Within the novel The Bell Jar, author Sylvia Plath insightfully described this progression of distorted thoughts. As her protagonist Esther becomes more and more depressed, her perceptions become darker and darker, and she further and further isolates herself. As the mental anguish Esther experiences becomes acute, it becomes painful to turn the page as Esther effectively builds a case for herself that suicide makes sense.

What is fashion, but wearable art? Highly creative individuals with enough drive and daring to make a living out of art and realize their creative vision sometimes have brains that tend towards depression. Highly analytical and highly creativity brains crave intense stimulation. That perfectionistic drive to create can isolate one and sometimes enable one to not know what is most important in one’s personal life.

Why anyone would end his or her own life began to fascinate me in high school. I fell in love with a couple of Ernest Hemingway’s novels and his short stories before learning that he had ended his own life. Then I fell in love with the dark humor in Sylvia Plath’s The Bell Jar and became aware that she had killed herself.

And then, one of the most honest, powerful, compelling rock-n-roll singers who ever lived, Kurt Cobain, killed himself in 1994. Reading between the lines of Charles R. Cross’s sensitive and insightful biography of Cobain, Heavier than Heaven, I could see the chaos resulting from the untreated depression that most likely fueled his drug addiction.

The Stigma Factor in Seeking Treatment
In some professions, being treated for a mental illness such as depression can be detrimental to say the least. Because of the stigma, those experiencing depression also often lose out on the outlet of discussing their struggle with friends and associates.

Treating depression is not an exact science. Mental health is a complex equation and many doctors do not take an integrative approach that examines nutrition, lifestyle, spiritual conflicts, family systems, hormonal fluctuations, and many other variables. At 49, Ms. Scott could have been experiencing perimenopause, which could exacerbate tendencies toward depression.

Ironically, in some ways those who have struggled with addiction and mental illness and adopt an all-encompassing spiritual approach towards reconstructing their lives have an advantage over those who have not struggled with addiction along with mental illness.

With Hope
I met a mom who lost her beautiful, high-achieving 14-year-old daughter Amber to suicide, “As a freshman she played varsity soccer and still had time for her family, her boyfriend and her friends. She was silly. She was bold. She was encouraging. She was determined.

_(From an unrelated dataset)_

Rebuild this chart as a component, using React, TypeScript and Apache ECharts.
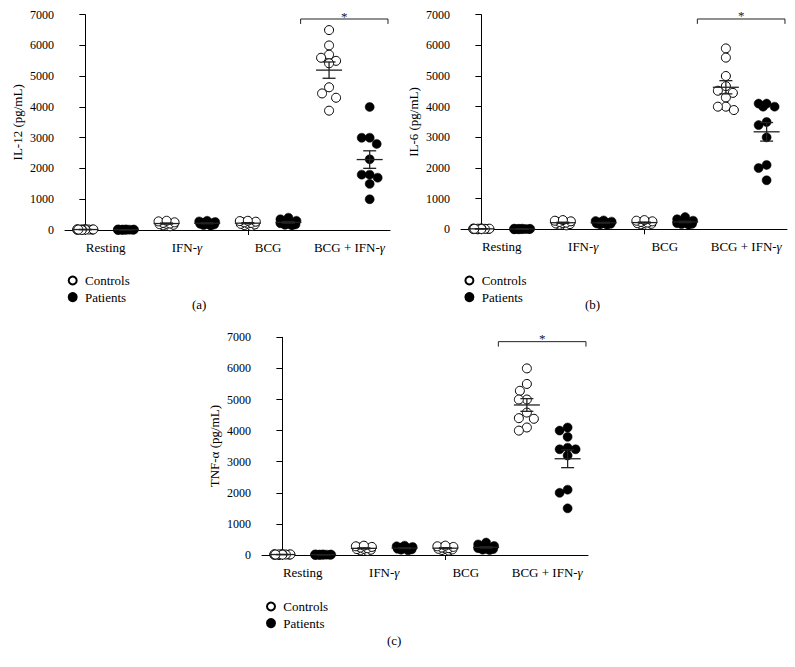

“We now know, Amber was also profoundly sad and didn’t believe that anyone else had felt the way that she did.  She didn’t reach out for the help that was available. She masked her pain in the midst of all her talents and accomplishments. She hid her pain from a community of people who truly loved her.” (From With Hope‘s website.)

Amber’s suicide seemingly came out of nowhere. Her courageous mom started With Hope, a foundation dedicated to preventing suicide through outreach including educating high school students about depression, what could be the subtle clues of someone contemplating suicide, and what to do if one suspects a friend might be suicidal.